2007-03-15 RSS a potrzeba bycia kochanym

Jest doprawdy wzruszające patrzeć, jak człowiek rozwija technikę po to, żeby zaspokoić swą potrzebę miłości. Oto każdy może edytować artykuł w wikipedii - czyli wołać: “hej, to ja! zauważ mnie, doceń mnie!”. Oto standardową funkcjonalnością oprogramowania blogów jest RSS - co jest wołaniem: “musisz tylko kliknąć, żeby mnie zauważyć, proszę, zrób to!”. Oto każdy może wstawić film na YouTube czy inny serwis, wołając: “popatrz, to ja/mój film! spójrz tylko!”.

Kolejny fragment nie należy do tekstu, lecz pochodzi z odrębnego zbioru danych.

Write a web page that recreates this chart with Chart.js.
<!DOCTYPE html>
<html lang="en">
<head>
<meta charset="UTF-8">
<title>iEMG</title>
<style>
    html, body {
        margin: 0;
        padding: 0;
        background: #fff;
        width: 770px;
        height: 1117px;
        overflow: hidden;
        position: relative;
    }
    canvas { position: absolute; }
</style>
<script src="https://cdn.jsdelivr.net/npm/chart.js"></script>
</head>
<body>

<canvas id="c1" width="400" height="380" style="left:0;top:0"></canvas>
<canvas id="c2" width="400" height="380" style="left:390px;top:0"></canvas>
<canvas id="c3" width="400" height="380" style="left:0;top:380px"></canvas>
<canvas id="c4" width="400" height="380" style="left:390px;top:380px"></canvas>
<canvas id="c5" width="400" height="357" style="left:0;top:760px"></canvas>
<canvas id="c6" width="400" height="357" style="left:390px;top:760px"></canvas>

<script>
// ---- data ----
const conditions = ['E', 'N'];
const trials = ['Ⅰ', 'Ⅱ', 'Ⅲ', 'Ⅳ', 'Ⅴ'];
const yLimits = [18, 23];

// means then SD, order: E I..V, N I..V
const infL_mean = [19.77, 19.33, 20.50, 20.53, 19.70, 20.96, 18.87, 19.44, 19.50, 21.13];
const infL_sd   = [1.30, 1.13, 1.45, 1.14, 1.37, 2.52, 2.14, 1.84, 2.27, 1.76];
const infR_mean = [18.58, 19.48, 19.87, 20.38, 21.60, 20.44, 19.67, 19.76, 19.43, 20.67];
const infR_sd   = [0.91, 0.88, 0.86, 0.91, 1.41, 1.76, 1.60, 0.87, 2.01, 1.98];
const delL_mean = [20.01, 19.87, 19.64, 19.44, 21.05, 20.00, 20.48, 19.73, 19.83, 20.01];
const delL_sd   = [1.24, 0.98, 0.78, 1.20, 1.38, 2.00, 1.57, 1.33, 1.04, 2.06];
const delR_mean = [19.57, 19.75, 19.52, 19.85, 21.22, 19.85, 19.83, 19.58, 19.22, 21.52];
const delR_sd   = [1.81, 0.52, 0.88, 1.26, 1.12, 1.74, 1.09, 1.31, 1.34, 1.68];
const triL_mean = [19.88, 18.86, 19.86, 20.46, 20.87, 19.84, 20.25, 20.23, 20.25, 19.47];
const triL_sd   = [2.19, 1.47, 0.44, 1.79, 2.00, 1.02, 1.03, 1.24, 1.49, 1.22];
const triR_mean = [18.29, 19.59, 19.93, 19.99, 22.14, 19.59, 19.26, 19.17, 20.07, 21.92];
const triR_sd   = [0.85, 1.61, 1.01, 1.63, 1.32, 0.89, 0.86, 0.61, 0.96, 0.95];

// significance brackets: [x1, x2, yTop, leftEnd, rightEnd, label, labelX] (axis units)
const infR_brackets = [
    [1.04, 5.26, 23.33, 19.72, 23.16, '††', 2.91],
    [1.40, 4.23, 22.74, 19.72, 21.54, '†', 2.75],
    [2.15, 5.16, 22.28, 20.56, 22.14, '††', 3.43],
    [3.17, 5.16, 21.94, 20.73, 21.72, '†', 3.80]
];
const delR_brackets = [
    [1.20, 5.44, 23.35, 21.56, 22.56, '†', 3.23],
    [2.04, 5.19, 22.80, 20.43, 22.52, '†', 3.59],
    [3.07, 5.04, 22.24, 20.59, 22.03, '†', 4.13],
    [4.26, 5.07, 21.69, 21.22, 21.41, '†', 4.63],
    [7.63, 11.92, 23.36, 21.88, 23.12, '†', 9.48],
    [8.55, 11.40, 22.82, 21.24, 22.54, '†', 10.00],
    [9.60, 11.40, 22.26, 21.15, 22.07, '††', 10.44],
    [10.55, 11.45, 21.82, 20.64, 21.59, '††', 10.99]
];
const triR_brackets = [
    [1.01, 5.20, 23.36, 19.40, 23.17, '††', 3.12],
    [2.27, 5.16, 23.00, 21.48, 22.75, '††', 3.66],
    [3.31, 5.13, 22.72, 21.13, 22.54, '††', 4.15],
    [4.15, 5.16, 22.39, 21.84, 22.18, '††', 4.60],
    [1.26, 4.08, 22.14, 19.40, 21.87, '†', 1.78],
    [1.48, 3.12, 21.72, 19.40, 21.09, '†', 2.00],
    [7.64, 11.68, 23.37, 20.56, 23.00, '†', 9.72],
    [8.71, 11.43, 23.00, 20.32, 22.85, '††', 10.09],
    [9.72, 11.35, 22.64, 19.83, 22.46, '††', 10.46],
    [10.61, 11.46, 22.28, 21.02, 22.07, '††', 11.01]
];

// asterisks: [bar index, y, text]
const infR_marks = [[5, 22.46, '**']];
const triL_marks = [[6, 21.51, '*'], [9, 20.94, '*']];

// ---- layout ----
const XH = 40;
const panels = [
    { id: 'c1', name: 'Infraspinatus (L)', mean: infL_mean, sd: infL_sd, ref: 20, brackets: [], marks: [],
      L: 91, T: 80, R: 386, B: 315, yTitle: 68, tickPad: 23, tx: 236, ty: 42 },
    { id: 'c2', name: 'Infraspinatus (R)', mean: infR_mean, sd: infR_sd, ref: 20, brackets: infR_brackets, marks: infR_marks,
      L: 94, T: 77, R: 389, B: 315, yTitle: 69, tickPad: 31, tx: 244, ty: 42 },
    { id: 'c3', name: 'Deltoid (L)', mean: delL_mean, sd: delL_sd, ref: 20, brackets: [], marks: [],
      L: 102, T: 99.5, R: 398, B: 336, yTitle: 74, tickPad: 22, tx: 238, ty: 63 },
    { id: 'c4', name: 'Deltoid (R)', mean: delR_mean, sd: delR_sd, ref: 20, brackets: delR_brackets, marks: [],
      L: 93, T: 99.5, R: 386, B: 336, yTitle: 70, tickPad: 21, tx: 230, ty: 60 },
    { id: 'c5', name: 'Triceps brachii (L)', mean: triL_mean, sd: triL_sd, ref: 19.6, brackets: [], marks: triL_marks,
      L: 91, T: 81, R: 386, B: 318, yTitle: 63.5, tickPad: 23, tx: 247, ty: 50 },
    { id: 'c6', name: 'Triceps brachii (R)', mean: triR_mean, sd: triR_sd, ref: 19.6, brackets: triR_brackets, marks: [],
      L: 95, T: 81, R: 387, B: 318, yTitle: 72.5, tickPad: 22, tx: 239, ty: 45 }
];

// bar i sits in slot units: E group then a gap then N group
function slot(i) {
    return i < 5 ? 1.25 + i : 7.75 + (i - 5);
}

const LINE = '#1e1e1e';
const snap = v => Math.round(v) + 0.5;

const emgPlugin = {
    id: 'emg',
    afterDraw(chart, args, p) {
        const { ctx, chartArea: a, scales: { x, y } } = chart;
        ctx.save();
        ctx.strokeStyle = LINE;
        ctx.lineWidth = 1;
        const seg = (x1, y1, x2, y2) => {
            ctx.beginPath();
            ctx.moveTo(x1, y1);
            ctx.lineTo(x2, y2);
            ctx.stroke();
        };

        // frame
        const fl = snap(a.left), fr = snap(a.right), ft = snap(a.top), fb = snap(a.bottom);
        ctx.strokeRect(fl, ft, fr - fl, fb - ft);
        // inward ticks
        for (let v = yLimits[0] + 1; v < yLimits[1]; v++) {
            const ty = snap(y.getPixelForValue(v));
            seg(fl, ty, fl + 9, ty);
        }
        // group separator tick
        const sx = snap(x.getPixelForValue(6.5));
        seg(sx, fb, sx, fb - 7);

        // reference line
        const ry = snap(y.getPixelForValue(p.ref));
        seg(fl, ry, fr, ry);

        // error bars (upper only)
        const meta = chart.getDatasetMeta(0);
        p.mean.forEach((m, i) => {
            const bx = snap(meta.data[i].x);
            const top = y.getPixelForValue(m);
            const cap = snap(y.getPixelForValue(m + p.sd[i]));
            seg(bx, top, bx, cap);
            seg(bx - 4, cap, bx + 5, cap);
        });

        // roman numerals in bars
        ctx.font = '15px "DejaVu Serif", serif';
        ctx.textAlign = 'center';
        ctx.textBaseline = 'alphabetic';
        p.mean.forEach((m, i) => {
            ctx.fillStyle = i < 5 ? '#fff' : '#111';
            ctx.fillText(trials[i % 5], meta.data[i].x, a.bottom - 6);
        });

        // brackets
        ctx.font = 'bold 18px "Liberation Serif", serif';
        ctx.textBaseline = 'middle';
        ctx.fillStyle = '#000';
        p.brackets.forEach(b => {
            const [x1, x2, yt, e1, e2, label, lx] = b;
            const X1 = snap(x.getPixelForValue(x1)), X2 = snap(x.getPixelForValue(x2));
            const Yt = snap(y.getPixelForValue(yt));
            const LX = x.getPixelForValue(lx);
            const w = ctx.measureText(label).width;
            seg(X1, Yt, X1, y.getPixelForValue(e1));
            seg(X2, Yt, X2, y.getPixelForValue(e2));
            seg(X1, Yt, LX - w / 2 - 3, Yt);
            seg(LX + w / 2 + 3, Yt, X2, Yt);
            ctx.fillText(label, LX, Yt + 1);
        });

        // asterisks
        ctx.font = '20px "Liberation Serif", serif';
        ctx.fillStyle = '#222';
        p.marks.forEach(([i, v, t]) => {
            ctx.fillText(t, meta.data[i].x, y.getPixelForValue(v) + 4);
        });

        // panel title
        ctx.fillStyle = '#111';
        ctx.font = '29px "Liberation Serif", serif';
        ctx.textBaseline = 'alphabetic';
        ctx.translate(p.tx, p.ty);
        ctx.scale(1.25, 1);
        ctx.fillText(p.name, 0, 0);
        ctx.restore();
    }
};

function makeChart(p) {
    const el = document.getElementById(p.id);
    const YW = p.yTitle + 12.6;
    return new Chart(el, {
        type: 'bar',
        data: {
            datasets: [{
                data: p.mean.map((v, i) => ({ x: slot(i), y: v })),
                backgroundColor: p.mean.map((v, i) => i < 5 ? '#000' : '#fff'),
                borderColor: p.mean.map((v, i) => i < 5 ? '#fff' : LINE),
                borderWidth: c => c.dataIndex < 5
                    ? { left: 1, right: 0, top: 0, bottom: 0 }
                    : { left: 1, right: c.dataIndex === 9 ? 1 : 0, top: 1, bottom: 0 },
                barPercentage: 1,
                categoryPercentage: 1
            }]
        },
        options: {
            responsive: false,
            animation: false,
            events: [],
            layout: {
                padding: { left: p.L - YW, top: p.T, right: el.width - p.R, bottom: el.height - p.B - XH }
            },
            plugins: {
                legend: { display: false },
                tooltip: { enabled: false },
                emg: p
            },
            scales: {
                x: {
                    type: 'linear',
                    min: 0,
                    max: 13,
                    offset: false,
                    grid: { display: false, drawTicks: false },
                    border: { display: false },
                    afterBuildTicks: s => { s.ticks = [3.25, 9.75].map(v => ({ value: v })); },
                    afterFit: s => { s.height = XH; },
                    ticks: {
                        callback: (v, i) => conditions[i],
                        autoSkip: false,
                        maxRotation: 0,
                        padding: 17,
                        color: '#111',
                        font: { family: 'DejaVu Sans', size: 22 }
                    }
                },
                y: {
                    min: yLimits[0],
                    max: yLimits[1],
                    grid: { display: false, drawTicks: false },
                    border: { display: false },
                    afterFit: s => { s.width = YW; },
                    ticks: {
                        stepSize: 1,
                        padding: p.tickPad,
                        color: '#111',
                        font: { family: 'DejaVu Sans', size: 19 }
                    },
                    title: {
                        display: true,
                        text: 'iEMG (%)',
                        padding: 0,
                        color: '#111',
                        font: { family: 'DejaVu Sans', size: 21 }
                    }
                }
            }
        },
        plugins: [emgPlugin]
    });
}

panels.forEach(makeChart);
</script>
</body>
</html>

Wszystko to jest chyba w głębi wołaniem o miłość - czasem może w jakiejś skarlałej wersji, ale jednak. Z jednej strony jest to wspaniałe: niesamowity wysiłek setek programistów na całym świecie, po to, by każdy mógł poprosić o miłość. Z drugiej zaś, JP2 przestrzegał wszak przed stawianiem techniki przed miłością (w innym wprawdzie kontekście, ale tu chyba też to pasuje). Trzeba jednak “znać proporcją, mocium panie”. No więc zaraz wyłączam kompa i wracam do Żony;).